Image: AT&T's Telstar I and II were not really NASA spacecraft, but NASA was able to claim participation in the program because of its involvement in launching them.
AT&T designed, built, and payed for the launches with its own funds. The Telstar I and II spacecraft were prototypes for a constellation of 50 medium orbit satellites that AT&T was working to put in place. When the Kennedy Administration decided to give the monopoly on satellite communications to Comsat, AT&T's satellite project was halted.
J. R. Pierce and his associates at Bell Labs worked throughout the second half of the 1950's on satellite communications concepts. In the fall of 1960, AT&T began development of a satellite communications system called Telstar. The operational system would consist of "between 50 and 120 simple active satellites in orbits about 7,000 miles high."
Using large launch vehicles that were then being developed, it was envisioned that "a dozen or more of these satellites could be placed in orbit in a single launching." With the satellites in random orbits, Bell Labs figured that a "system of 40 satellites in polar orbits and 15 in equatorial orbits would provide service 99.9 per cent of the time between any two points on earth. A.T.& T. has proposed that the system contain about 25 ground stations so placed as to provide global coverage." (Pierce, pg. 101)

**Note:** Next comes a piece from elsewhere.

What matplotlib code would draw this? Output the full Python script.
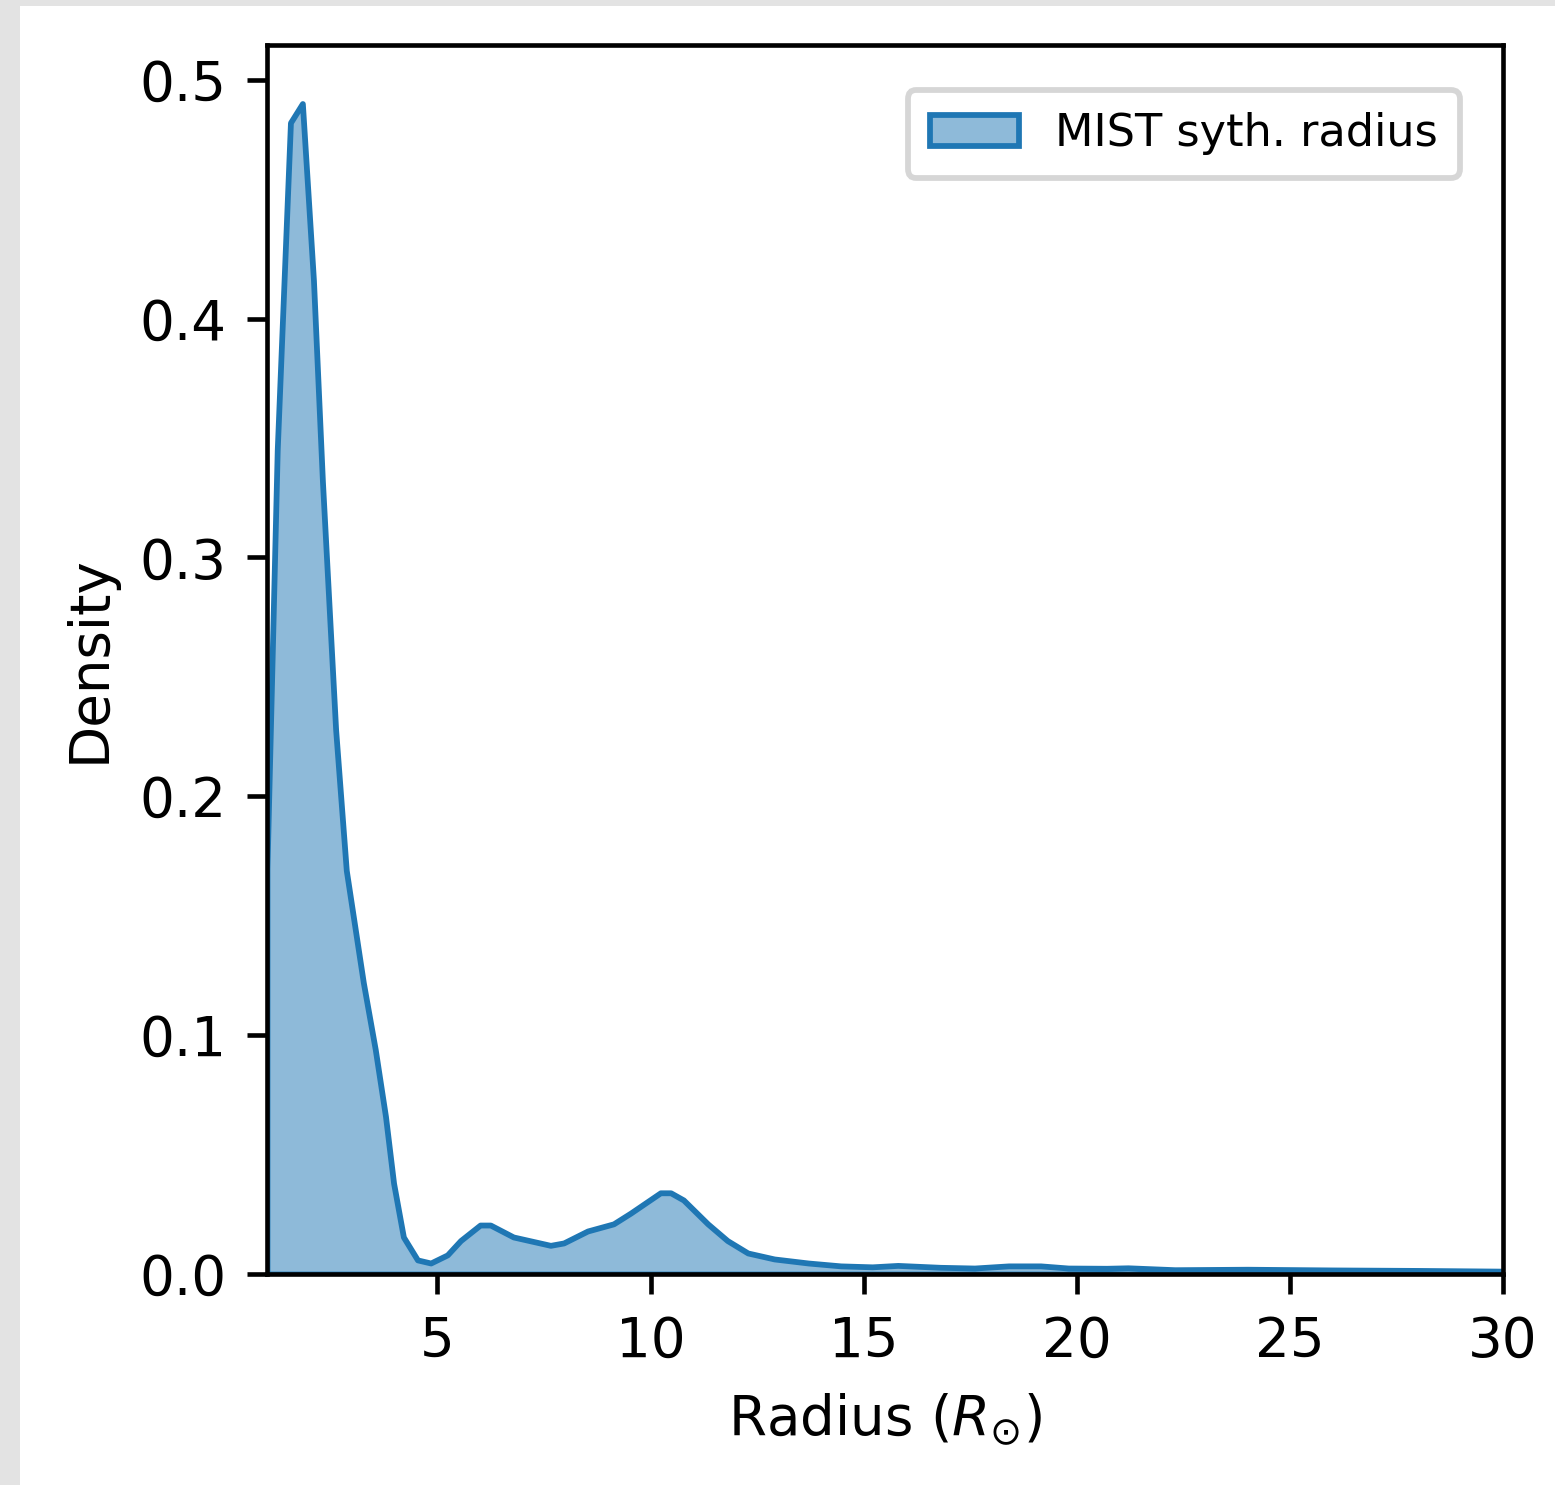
import matplotlib.pyplot as plt
from matplotlib.patches import Rectangle

# KDE curve
radius = [1.0, 1.24, 1.55, 1.83, 2.09, 2.30, 2.61, 2.86, 3.26, 3.54, 3.78, 3.97,
          4.20, 4.53, 4.84, 5.23, 5.54, 6.0, 6.24, 6.78, 7.65, 7.96, 8.52, 9.13,
          9.53, 10.23, 10.47, 10.77, 11.34, 11.8, 12.28, 12.9, 13.7, 14.46, 15.2,
          15.8, 16.8, 17.6, 18.4, 19.15, 19.8, 20.7, 21.2, 22.3, 24.0, 26.0,
          28.0, 30.0, 31.0]
density = [0.170, 0.345, 0.482, 0.490, 0.416, 0.332, 0.228, 0.169, 0.122, 0.094,
           0.066, 0.038, 0.0155, 0.0059, 0.0046, 0.008, 0.014, 0.0205, 0.0205,
           0.0155, 0.012, 0.013, 0.018, 0.021, 0.0255, 0.034, 0.034, 0.031,
           0.021, 0.014, 0.0088, 0.0063, 0.0046, 0.0034, 0.003, 0.0036, 0.0028,
           0.0025, 0.0034, 0.0034, 0.0025, 0.0024, 0.0026, 0.0018, 0.0020,
           0.0017, 0.0015, 0.0012, 0.0011]

W, H, DPI = 1555, 1485, 415
plt.rcParams['font.size'] = 9.5

fig = plt.figure(figsize=(W / DPI, H / DPI), dpi=DPI, facecolor='#e3e3e3')
fig.patches.append(Rectangle((20 / W, 0), 1 - 20 / W, 1 - 6 / H,
                             transform=fig.transFigure, facecolor='white',
                             edgecolor='none', zorder=-1))

ax = fig.add_axes([267 / W, 1 - 1274 / H, (1503 - 267) / W, (1274 - 45) / H])
ax.fill_between(radius, 0, density, facecolor=(0.1216, 0.4667, 0.7059, 0.5),
                edgecolor='C0', linewidth=1.0, label='MIST syth. radius')
ax.set_xlim(1.0, 30)
ax.set_ylim(0, 0.5145)
ax.set_xticks([5, 10, 15, 20, 25, 30])
ax.set_xlabel(r'Radius ($R_{\odot}$)')
ax.set_ylabel('Density')
ax.legend(loc='upper right', fontsize=7.75, borderaxespad=0, borderpad=0.5,
          bbox_to_anchor=(1460 / W, 1 - 90 / H), bbox_transform=fig.transFigure)

fig.savefig('out.png', dpi=DPI, facecolor=fig.get_facecolor())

The cost of such a system would be high, Pierce estimated it at $500 million in his 1961 article, but that was not a detriment from AT&T's standpoint. As a monopoly at the time, AT&T's rates were regulated. These rates included an amount that allowed AT&T to recover its costs as well as make a profit. The costs of the satellite system would be passed on to consumers just as the high costs of undersea cables were. Higher cost investments by the monopoly allow higher profits, so the complex Telstar system was attractive to AT&T.